Noutro momento conto por que optaria por “Ensaios”. Sobre a Equatorial, presente no título da crônica, vou recuar um pouco no tempo e falar da empresa que a antecedeu: a Enel, que pôs fim às seis décadas de existência da Celg. À época da fase embrionária da privatização, o agora governador de Goiás, Ronaldo Caiado, era senador e criticou severamente os governos federal e estadual, respectivamente Dilma Rousseff (PT) e Marconi Perillo (PSDB). Caiado criticou severamente a privatização: “É uma truculência o que estão fazendo com o nosso Estado. A Celg é rentável, tem quadros preparados…”. Abel Alves Rochinha, então presidente da Enel, já depois do inhambu na capanga, ou seja, depois do negócio feito, isso em 2017, fez questão de dizer que era necessário “botar tecnologia” na gestão da empresa, e que isso geraria 40% a menos de interrupções do fornecimento de energia. Lorota. Conversa para boi, jumento e, até, preguiça dormirem.

Aí a Enel, após cinco anos colhendo os ovos de ouro sem tratar da galinha à altura do seu merecimento, ou seja, sem investir em qualidade, tirou o time do campo mas com a algibeira transbordando (enviou uma fortuna para a Itália, lembrando que, no país de Dante, é uma estatal).
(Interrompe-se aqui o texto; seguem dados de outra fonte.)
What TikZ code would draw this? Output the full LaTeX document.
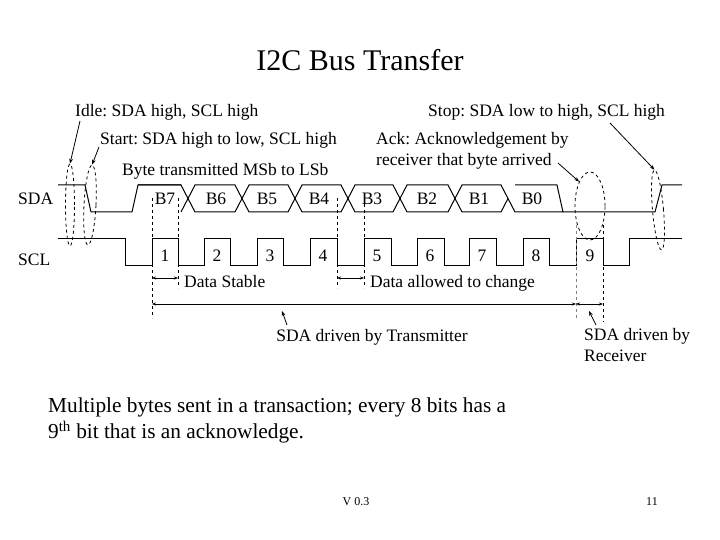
\documentclass[tikz,border=0pt]{standalone}
\usepackage{fontspec}
\setmainfont{Liberation Serif}
\usetikzlibrary{arrows.meta,shapes.geometric}
\begin{document}
\frenchspacing
\begin{tikzpicture}[x=1pt,y=-1pt,
  sig/.style={line width=1pt},
  dsh/.style={dashed,line width=0.8pt},
  lbl/.style={font=\fontsize{17.5}{21}\selectfont,inner sep=0pt},
  arr/.style={-{Stealth[length=5pt]},line width=0.8pt},
  darr/.style={{Stealth[length=4pt]}-{Stealth[length=4pt]},line width=0.6pt}]
\useasboundingbox (0,0) rectangle (720,540);
\node[font=\fontsize{30}{32}\selectfont] (title) at (360,60) {I2C Bus Transfer};
% SDA
\node[lbl,anchor=base west] (sda) at (18,205) {SDA};
\node[lbl,anchor=base west] (scl) at (18,265) {SCL};
\draw[sig] (58,185) -- (85,185) -- (91,212) -- (132,212) -- (138,185) -- (181,185);
\foreach \a/\b in {188/242,242/295,295/348,348/400,400/455,455/508}{
  \draw[sig] (\a+7,185) -- (\b-7,185) -- (\b,198.5) -- (\b-7,212) -- (\a+7,212) -- (\a,198.5) -- cycle;}
\draw[sig] (138,185) -- (181,185) -- (188,198.5) -- (181,212);
\draw[sig] (515,185) -- (557,185) -- (563,212) -- (655,212) -- (662,185) -- (682,185);
\draw[sig] (508,198.5) -- (515,212) -- (563,212);
\foreach \t/\x in {B7/165,B6/216,B5/267,B4/319,B3/372,B2/427,B1/479,B0/532}
  \node[lbl,anchor=base] (n\t) at (\x,205) {\t};
% SCL
\draw[sig] (58,238) -- (125,238) -- (125,265) -- (152,265)
  \foreach \r/\f in {152/178,204/230,257/283,310/337,364/391,417/444,469/496,523/549,576/603}{ -- (\r,265) -- (\r,238) -- (\f,238) -- (\f,265)} -- (629,265) -- (629,238) -- (682,238);
\foreach \n/\x in {1/165,2/217,3/270,4/323,5/377,6/430,7/482,8/536,9/590}
  \node[lbl,anchor=base] (c\n) at (\x,261) {\n};
% dashed verticals
\draw[dsh] (152,198) -- (152,318);
\draw[dsh] (178,198) -- (178,288);
\draw[dsh] (337,198) -- (337,288);
\draw[dsh] (364,198) -- (364,288);
\draw[dsh,gray] (576,225) -- (576,320);
\draw[dsh] (603,225) -- (603,322);
% arrows
\coordinate (d1) at (152,278); \coordinate (d2) at (178,278);
\coordinate (d3) at (337,278); \coordinate (d4) at (364,278);
\draw[darr] (d1) -- (d2); \draw[darr] (d3) -- (d4);
\node[lbl,anchor=base west] (ds) at (184,287) {Data Stable};
\node[lbl,anchor=base west] (dc) at (370,287) {Data allowed to change};
\coordinate (t1) at (152,304); \coordinate (t2) at (576,304); \coordinate (t3) at (603,304);
\draw[darr] (t1) -- (t2); \draw[darr] (t2) -- (t3);
\node[lbl,anchor=base] (tx) at (372,341) {SDA driven by Transmitter};
\node[lbl,anchor=north west,align=left] (rx) at (584,328) {SDA driven by\\Receiver};
\coordinate (tp) at (282,311); \coordinate (rp) at (589,311);
\draw[arr] (287,325) -- (tp);
\draw[arr] (596,325) -- (rp);
% ellipses
\node[draw,dashed,ellipse,line width=0.8pt,minimum width=9pt,minimum height=82pt,inner sep=0pt] (eidle) at (70,205) {};
\node[draw,dashed,ellipse,line width=0.8pt,minimum width=12pt,minimum height=80pt,inner sep=0pt,rotate=-3] (estart) at (90,205) {};
\node[draw,dashed,ellipse,line width=0.8pt,minimum width=30pt,minimum height=68pt,inner sep=0pt] (eack) at (590,206) {};
\node[draw,dashed,ellipse,line width=0.8pt,minimum width=11pt,minimum height=80pt,inner sep=0pt,rotate=5] (estop) at (658,210) {};
% labels
\node[lbl,anchor=base west] (idle) at (75,117) {Idle: SDA high, SCL high};
\node[lbl,anchor=base west] (start) at (100,145) {Start: SDA high to low, SCL high};
\node[lbl,anchor=base west] (byte) at (122,176) {Byte transmitted MSb to LSb};
\node[lbl,anchor=base west] (stop) at (428,117) {Stop: SDA low to high, SCL high};
\node[lbl,anchor=north west,align=left] (ack) at (376,132) {Ack: Acknowledgement by\\receiver that byte arrived};
\draw[arr] (80,121) -- (eidle.north);
\draw[arr] (99,147) -- (estart.north);
\draw[arr] (558,163) -- (eack.north west);
\draw[arr] (610,123) -- (estop.north);
% bottom text
\node[anchor=north west,align=left,font=\fontsize{21.3}{26}\selectfont,inner sep=0pt] (body) at (48,398)
 {Multiple bytes sent in a transaction; every 8 bits has a\\9\textsuperscript{th} bit that is an acknowledge.};
\node[font=\fontsize{12}{14}\selectfont] (ver) at (356,502) {V 0.3};
\node[font=\fontsize{12}{14}\selectfont] (pg) at (652,502) {11};
\end{tikzpicture}
\end{document}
A fila andou, e então entrou a Equatorial. Tanto esta como aquela se enquadram nos insetos grandes que rompem a teia da aranha, no caso as leis que só atingem os mosquitos. Na verdade, me refiro a uma lei específica: a 10.206, aprovada pela Câmara Municipal de Goiânia e sancionada pelo então prefeito Iris Rezende. Cinco anos já se passaram, e tal lei virou letra morta. Nenhuma ação do poder público aconteceu no sentido de obrigar as empresas concessionárias de transmissão e distribuição de energia elétrica “a tornar subterrâneo todo cabeamento de linha de transmissão energia elétrica”, conforme consta no parágrafo 1° da tal lei.
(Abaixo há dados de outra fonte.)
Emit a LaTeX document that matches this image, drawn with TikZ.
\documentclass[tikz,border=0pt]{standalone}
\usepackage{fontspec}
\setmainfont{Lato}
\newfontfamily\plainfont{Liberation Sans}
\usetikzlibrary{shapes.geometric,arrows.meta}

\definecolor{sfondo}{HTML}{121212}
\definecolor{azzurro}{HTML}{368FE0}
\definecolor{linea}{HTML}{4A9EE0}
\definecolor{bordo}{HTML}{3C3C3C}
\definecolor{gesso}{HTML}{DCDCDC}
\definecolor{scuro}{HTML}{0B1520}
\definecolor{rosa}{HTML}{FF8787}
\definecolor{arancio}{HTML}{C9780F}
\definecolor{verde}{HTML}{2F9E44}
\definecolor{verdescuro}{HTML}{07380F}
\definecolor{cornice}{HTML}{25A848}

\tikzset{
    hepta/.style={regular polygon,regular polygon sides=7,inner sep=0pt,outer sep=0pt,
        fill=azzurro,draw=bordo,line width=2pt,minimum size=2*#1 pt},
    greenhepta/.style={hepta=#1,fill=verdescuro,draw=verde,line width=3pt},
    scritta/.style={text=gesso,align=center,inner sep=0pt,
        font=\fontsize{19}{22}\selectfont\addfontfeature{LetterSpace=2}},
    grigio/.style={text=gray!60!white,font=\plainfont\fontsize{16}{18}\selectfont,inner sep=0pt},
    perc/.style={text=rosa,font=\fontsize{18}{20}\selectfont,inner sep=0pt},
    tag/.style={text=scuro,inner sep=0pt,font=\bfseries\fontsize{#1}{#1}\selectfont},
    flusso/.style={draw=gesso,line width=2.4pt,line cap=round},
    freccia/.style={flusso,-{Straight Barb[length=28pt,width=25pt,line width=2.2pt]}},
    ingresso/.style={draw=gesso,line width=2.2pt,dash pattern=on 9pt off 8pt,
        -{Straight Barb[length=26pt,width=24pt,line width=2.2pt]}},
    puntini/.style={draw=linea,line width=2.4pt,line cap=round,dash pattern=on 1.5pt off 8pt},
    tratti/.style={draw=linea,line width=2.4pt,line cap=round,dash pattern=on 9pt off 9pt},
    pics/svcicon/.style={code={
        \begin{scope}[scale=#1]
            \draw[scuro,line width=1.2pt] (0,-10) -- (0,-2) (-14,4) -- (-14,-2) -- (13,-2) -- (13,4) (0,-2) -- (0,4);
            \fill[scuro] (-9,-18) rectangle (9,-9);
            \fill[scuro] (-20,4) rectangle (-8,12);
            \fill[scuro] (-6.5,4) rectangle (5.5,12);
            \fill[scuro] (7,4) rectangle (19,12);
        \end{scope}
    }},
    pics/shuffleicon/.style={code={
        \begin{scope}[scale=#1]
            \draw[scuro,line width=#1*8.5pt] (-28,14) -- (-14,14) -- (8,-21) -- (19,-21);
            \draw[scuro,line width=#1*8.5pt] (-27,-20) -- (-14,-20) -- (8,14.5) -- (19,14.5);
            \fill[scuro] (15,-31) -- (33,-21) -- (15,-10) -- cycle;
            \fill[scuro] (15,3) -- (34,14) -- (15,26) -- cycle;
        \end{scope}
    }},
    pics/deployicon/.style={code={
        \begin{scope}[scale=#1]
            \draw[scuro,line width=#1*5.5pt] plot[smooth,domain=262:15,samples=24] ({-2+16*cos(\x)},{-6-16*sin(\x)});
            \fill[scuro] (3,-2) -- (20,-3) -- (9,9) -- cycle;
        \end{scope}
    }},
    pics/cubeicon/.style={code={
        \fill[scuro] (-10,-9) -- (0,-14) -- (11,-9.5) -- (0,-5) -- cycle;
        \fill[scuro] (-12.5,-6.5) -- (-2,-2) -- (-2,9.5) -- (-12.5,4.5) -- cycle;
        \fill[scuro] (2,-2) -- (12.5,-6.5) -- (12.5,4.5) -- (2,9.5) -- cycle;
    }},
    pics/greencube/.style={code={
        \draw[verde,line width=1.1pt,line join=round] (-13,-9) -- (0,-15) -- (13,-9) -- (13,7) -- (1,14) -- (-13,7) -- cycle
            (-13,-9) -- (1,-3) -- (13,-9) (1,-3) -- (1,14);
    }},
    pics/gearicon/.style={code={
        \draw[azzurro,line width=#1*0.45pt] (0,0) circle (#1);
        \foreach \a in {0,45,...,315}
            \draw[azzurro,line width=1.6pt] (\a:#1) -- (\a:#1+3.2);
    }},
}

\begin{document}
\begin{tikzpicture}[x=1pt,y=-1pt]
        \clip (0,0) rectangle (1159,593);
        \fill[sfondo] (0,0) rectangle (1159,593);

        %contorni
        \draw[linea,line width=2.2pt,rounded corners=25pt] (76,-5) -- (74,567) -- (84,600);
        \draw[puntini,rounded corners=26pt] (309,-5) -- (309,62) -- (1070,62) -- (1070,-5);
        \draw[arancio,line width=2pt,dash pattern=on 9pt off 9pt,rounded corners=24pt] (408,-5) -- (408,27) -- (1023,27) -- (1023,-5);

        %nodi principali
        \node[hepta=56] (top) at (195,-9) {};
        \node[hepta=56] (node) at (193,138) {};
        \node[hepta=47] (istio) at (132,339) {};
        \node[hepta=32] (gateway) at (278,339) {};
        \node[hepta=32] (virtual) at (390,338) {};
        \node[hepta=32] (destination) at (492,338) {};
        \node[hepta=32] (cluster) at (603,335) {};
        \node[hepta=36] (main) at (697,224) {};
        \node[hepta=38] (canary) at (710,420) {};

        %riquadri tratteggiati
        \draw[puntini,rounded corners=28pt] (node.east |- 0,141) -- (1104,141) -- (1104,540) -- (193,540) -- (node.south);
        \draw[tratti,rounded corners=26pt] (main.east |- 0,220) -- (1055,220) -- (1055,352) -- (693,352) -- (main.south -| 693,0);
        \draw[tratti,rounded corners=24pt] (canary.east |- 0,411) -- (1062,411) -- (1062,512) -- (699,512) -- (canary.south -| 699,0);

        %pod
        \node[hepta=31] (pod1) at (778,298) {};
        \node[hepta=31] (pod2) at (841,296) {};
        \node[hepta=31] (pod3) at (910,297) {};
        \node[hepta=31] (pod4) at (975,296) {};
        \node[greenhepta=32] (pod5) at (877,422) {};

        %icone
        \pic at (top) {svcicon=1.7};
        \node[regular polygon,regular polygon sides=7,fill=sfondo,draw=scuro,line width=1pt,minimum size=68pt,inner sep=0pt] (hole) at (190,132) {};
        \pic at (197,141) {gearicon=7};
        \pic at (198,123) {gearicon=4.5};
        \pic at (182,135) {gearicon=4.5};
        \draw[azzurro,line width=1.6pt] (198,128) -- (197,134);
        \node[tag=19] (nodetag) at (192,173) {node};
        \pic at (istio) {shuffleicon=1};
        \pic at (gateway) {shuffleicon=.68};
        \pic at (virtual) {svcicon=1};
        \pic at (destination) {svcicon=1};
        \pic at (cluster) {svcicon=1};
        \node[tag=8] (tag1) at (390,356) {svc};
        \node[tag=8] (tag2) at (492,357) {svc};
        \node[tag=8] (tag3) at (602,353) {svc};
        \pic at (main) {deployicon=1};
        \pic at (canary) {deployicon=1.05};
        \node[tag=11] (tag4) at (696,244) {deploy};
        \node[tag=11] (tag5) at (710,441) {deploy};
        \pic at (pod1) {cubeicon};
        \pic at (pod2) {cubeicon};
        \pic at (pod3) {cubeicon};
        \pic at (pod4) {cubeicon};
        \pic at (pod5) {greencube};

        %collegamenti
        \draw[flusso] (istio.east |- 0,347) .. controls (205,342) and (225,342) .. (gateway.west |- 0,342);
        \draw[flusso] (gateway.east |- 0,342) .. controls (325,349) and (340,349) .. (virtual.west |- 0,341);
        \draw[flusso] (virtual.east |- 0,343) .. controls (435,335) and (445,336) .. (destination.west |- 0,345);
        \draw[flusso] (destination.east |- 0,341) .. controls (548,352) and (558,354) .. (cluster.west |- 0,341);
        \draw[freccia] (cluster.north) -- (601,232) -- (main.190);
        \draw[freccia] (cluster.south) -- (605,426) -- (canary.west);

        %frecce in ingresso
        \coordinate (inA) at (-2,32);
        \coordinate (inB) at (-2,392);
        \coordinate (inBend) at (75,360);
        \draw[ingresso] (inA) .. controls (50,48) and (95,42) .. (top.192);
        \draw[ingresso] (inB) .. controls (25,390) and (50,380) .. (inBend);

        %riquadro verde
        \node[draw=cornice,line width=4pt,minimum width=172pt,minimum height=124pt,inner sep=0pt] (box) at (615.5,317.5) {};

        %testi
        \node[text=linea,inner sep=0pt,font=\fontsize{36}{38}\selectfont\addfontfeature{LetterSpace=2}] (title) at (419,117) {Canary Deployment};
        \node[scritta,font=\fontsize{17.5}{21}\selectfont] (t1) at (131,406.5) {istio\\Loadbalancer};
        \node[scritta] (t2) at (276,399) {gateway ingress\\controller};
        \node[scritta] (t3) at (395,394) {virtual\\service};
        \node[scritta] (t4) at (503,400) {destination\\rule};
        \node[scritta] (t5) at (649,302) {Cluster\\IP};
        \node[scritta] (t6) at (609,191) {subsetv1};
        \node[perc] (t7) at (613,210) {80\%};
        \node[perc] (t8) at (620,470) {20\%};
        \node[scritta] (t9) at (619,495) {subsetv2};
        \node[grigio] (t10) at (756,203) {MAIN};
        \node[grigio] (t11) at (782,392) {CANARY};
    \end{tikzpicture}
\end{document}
Já se passaram cinco anos dos 20 anos estipulados pela lei para se realizar a implantação de fiação subterrânea. Nada, no entanto, foi feito. Nenhuma palha foi movida. Na verdade, há sim algo sendo feito: uma sequência de podas (em muitos casos mutilações) de árvores por toda a cidade sendo realizada pela Equatorial. Às vezes até poda com facão, o que é mais prejudicial ainda, visto que as árvores ficam mais vulneráveis a fungos, cupins, bactérias… Fato que acaba resultando em tempo menor de vida para elas. Há um trecho bem bonitinho da lei que fala do plantio de árvores nos locais dos postes removidos. O que se assiste é uma ação malévola da Equatorial, que explicita desconhecer que o desenvolvimento saudável de uma árvore está relacionado a sustentação, respiração e nutrição. E mais: as motosserras têm alvejado ramos mais velhos, os quais perdem sua capacidade de recuperação por terem uma maior parte de células mortas em seu cerne.
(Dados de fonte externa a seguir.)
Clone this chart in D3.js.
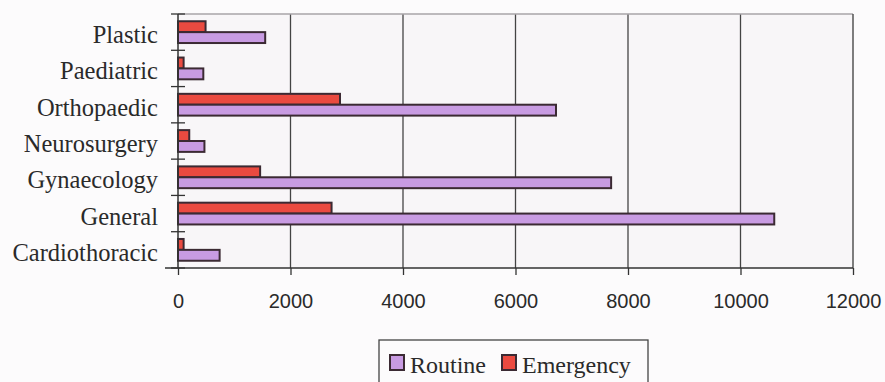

Nessa toada de mutilação por que passa as árvores da cidade, Goiânia pode perder o título de capital mais arborizada do Brasil. E a previsão de calor para este ano é de atordoar até o capeta. A Lei 10.206 precisa ser cumprida. E isso é urgente. A Equatorial precisa ser obrigada a usar alguns ovos de ouro que está colhendo e dar início à implantação de rede elétrica subterrânea. A Assembleia Legislativa precisa entrar no circuito, o mesmo deve fazer o Legislativo municipal. Os dois chefes do Executivo. O Judiciário precisa usar sua espada.
A Equatorial é analfabeta? Ao menos não saber ler Khalil Gibran: “As árvores são poemas / que a terra escreve para o céu”.